Fırat Kalkanı 100'üncü gününü geride bıraktı

Türkiye, Suriye sınırında oluşturulmak istenen 'terör koridoru'na karşı 24 Ağustos'ta harekete geçmişti. TSK desteğiyle ilerleyişini sürdüren ÖSO, bugüne kadar 2 bin kilometrekarelik bir alanda kontrolünü sağladı. İstikrarlı bir şekilde sürdürülen harekatın en önemli hedefi ise, terör örgütü DEAŞ için hayati öneme sahip olan El-Bab.

Yeni Şafak
24 Ağustos'ta başlatılan Fırat Kalkanı Harekatı, 100'üncü gününü geride bıraktı.

2011 yılında Suriye'de başlayan iç savaş, bölgede büyük bir güç boşluğuna yol açarken, terör örgütleri DEAŞ ve PKK/PYD bu güç boşluğundan yararlanarak alan hakimiyeti sağlamaya başladı. Bu durum, Suriye ile 911 kilometre sınırı bulunan Türkiye'nin güvenliğini tehdit edici hale geldi. Esed rejiminin halkına yönelik katliamları da eklendiğinde Türkiye bir yandan büyük bir göç dalgası ile karşı karıya kalırken, diğer yandan da sınırlarına yakın bölgede iki farklı terör örgütü ile komşu olan bir ülke haline geldi.

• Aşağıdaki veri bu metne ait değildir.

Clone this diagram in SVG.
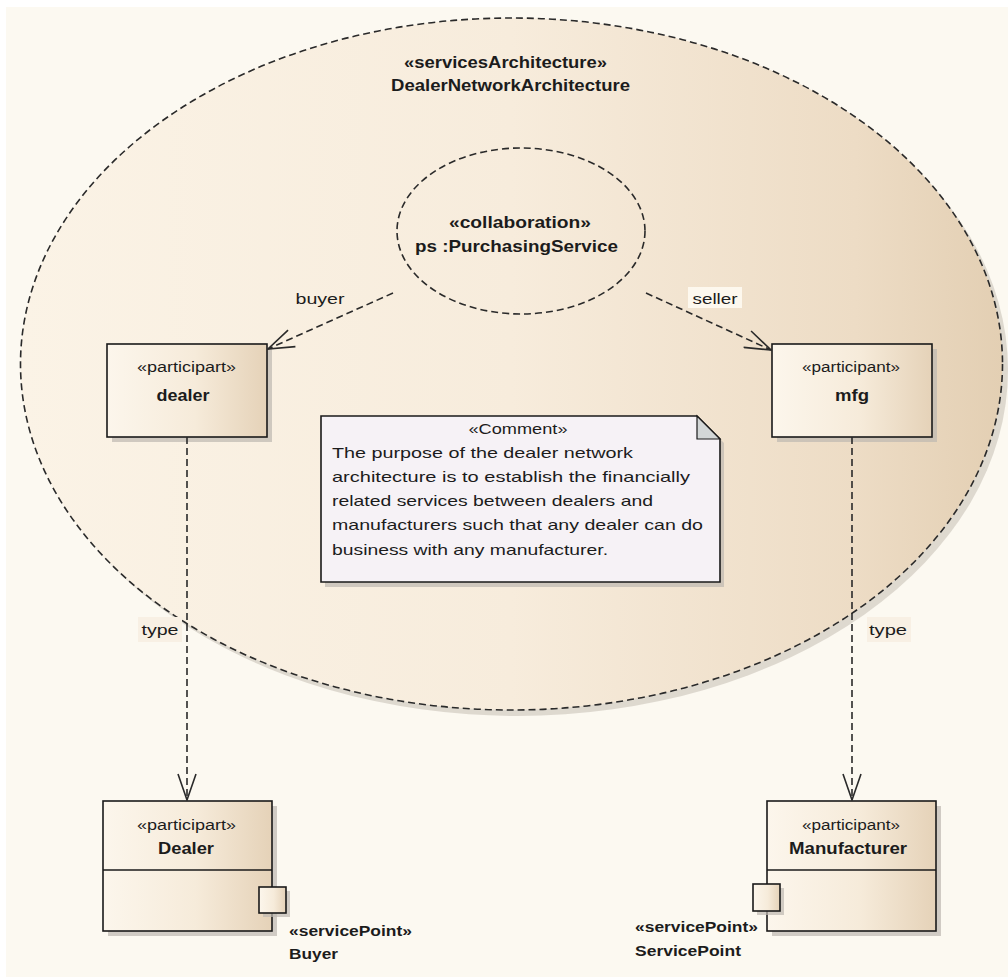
<svg xmlns="http://www.w3.org/2000/svg" width="1008" height="977" viewBox="0 0 1008 977">
<defs>
<style>
.t{font-family:"Liberation Sans",Arial,sans-serif;fill:#1c1c1c}
.st{font-size:14px}
.nm{font-size:17px;font-weight:bold}
.b{font-weight:bold}
.lb{font-size:15px}
.box{stroke:#1a1a1a;stroke-width:1.6}
.sh{fill:#bdb8b0;opacity:0.7}
.dash{fill:none;stroke:#2a2a2a;stroke-width:1.6;stroke-dasharray:7 4}
</style>
<linearGradient id="gBox" x1="0" y1="0" x2="1" y2="0">
<stop offset="0" stop-color="#fcf6ec"/>
<stop offset="0.55" stop-color="#f6ebda"/>
<stop offset="1" stop-color="#e5d2b8"/>
</linearGradient>
<linearGradient id="gBig" x1="0" y1="0" x2="1" y2="0">
<stop offset="0" stop-color="#fbf3e6"/>
<stop offset="0.5" stop-color="#f7ecdc"/>
<stop offset="0.85" stop-color="#eddcc5"/>
<stop offset="1" stop-color="#e3cfb3"/>
</linearGradient>
<marker id="arr" viewBox="0 0 28 20" refX="27" refY="10" markerWidth="28" markerHeight="20" markerUnits="userSpaceOnUse" orient="auto">
<path d="M1,1 L27,10 L1,19" fill="none" stroke="#2a2a2a" stroke-width="1.6"/>
</marker>
</defs>
<rect x="0" y="0" width="1008" height="977" fill="#ffffff"/>
<rect x="6" y="7" width="1002" height="970" fill="#fcf9f1"/>

<g id="DealerNetworkArchitecture">
<ellipse cx="517" cy="370" rx="491" ry="346" fill="#c9c3b9" opacity="0.6"/>
<ellipse cx="511.5" cy="364" rx="491" ry="346" fill="url(#gBig)" stroke="#2a2a2a" stroke-width="1.6" stroke-dasharray="7 4"/>
<text class="t b" x="505.5" y="68" font-size="16" text-anchor="middle" textLength="203" lengthAdjust="spacingAndGlyphs">«servicesArchitecture»</text>
<text class="t b" x="510.5" y="91" font-size="16" text-anchor="middle" textLength="239" lengthAdjust="spacingAndGlyphs">DealerNetworkArchitecture</text>
</g>

<g id="ps">
<ellipse cx="521" cy="231" rx="124" ry="83" fill="none" stroke="#2a2a2a" stroke-width="1.6" stroke-dasharray="7 4"/>
<text class="t b" x="520" y="228" font-size="16" text-anchor="middle" textLength="142" lengthAdjust="spacingAndGlyphs">«collaboration»</text>
<text class="t b" x="516.5" y="252" font-size="17" text-anchor="middle" textLength="203" lengthAdjust="spacingAndGlyphs">ps :PurchasingService</text>
</g>

<g id="dealer">
<rect class="sh" x="112" y="349" width="160" height="93"/>
<rect class="box" x="107" y="344" width="160" height="93" fill="url(#gBox)"/>
<text class="t st" x="186.5" y="372" text-anchor="middle" textLength="99" lengthAdjust="spacingAndGlyphs">«participart»</text>
<text class="t nm" x="183" y="401" text-anchor="middle" textLength="53" lengthAdjust="spacingAndGlyphs">dealer</text>
</g>

<g id="mfg">
<rect class="sh" x="777" y="349" width="160" height="93"/>
<rect class="box" x="772" y="344" width="160" height="93" fill="url(#gBox)"/>
<text class="t st" x="851" y="372" text-anchor="middle" textLength="98" lengthAdjust="spacingAndGlyphs">«participant»</text>
<text class="t nm" x="852" y="401" text-anchor="middle" textLength="34" lengthAdjust="spacingAndGlyphs">mfg</text>
</g>

<g id="comment">
<path d="M325,420 H701 L724,443 V587 H325 Z" class="sh"/>
<path d="M321,416 H697 L720,439 V582 H321 Z" fill="#f6f2f6" class="box"/>
<path d="M697,416 V439 H720 Z" fill="#d3d7d7" stroke="#1a1a1a" stroke-width="1.2"/>
<text class="t st" x="518" y="434" text-anchor="middle" textLength="99" lengthAdjust="spacingAndGlyphs">«Comment»</text>
<text class="t lb" x="332" y="458" textLength="301" lengthAdjust="spacingAndGlyphs">The purpose of the dealer network</text>
<text class="t lb" x="332" y="482" textLength="358" lengthAdjust="spacingAndGlyphs">architecture is to establish the financially</text>
<text class="t lb" x="332" y="506" textLength="321" lengthAdjust="spacingAndGlyphs">related services between dealers and</text>
<text class="t lb" x="332" y="530" textLength="371" lengthAdjust="spacingAndGlyphs">manufacturers such that any dealer can do</text>
<text class="t lb" x="332" y="555" textLength="276" lengthAdjust="spacingAndGlyphs">business with any manufacturer.</text>
</g>

<g id="Dealer">
<rect class="sh" x="108" y="806" width="169" height="130"/>
<rect class="box" x="103" y="801" width="169" height="130" fill="url(#gBox)"/>
<line x1="103" y1="870" x2="272" y2="870" stroke="#1a1a1a" stroke-width="1.6"/>
<text class="t st" x="186.5" y="830" text-anchor="middle" textLength="99" lengthAdjust="spacingAndGlyphs">«participart»</text>
<text class="t nm" x="186" y="854" text-anchor="middle" textLength="56" lengthAdjust="spacingAndGlyphs">Dealer</text>
<g id="Buyer">
<rect class="sh" x="263" y="891" width="27" height="26"/>
<rect class="box" x="259" y="887" width="27" height="26" fill="url(#gBox)"/>
<text class="t b" x="289" y="936" font-size="14" textLength="123" lengthAdjust="spacingAndGlyphs">«servicePoint»</text>
<text class="t b" x="289" y="959" font-size="15" textLength="49" lengthAdjust="spacingAndGlyphs">Buyer</text>
</g>
</g>

<g id="Manufacturer">
<rect class="sh" x="772" y="806" width="169" height="130"/>
<rect class="box" x="767" y="801" width="169" height="130" fill="url(#gBox)"/>
<line x1="767" y1="870" x2="936" y2="870" stroke="#1a1a1a" stroke-width="1.6"/>
<text class="t st" x="851" y="830" text-anchor="middle" textLength="98" lengthAdjust="spacingAndGlyphs">«participant»</text>
<text class="t nm" x="848" y="854" text-anchor="middle" textLength="118" lengthAdjust="spacingAndGlyphs">Manufacturer</text>
<g id="ServicePoint">
<rect class="sh" x="757" y="888" width="27" height="27"/>
<rect class="box" x="753" y="884" width="27" height="27" fill="url(#gBox)"/>
<text class="t b" x="635" y="932" font-size="14" textLength="123" lengthAdjust="spacingAndGlyphs">«servicePoint»</text>
<text class="t b" x="635" y="956" font-size="15" textLength="106" lengthAdjust="spacingAndGlyphs">ServicePoint</text>
</g>
</g>

<g id="connectors">
<line class="dash" x1="393" y1="293" x2="268" y2="349" marker-end="url(#arr)"/>
<line class="dash" x1="646" y1="293" x2="771" y2="350" marker-end="url(#arr)"/>
<line class="dash" x1="187" y1="437" x2="187" y2="800" marker-end="url(#arr)"/>
<line class="dash" x1="852" y1="437" x2="852" y2="800" marker-end="url(#arr)"/>
<text class="t lb" x="320" y="304" text-anchor="middle" textLength="49" lengthAdjust="spacingAndGlyphs">buyer</text>
<rect x="688" y="287" width="54" height="21" fill="#fdf8ee"/>
<text class="t lb" x="715" y="304" text-anchor="middle" textLength="45" lengthAdjust="spacingAndGlyphs">seller</text>
<rect x="138" y="617" width="44" height="25" fill="#f8f0e4"/>
<text class="t lb" x="160" y="635" text-anchor="middle" textLength="37" lengthAdjust="spacingAndGlyphs">type</text>
<rect x="867" y="617" width="44" height="25" fill="#f8f0e4"/>
<text class="t lb" x="888" y="635" text-anchor="middle" textLength="38" lengthAdjust="spacingAndGlyphs">type</text>
</g>
</svg>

Türkiye ilk günden beri 'güvenli bölge' talep etti Türkiye, iç savaşın başladığı dönemden itibaren Esed rejiminin saldırılarına karşı 'güvenli bölge' veya 'uçuşa yasak' bölgenin kurulmasını talep ediyordu. Aynı şekilde Türkiye, sınır bölgesinde hem DEAŞ'i istemediğini, hem de sınırında bir PKK/PYD yapılanmasına izin vermeyeceği konusunda uluslararası aktörleri uyarıyordu. Ancak, Suriye politikasını DEAŞ ile mücadeleye indirgeyen ve bu mücadele kapsamında terör örgütü PKK/PYD'yi bölgede destekleyen ABD yönetimi, Türkiye'nin bölgedeki hassasiyetlerini dikkate almaktan uzak bir politika izledi.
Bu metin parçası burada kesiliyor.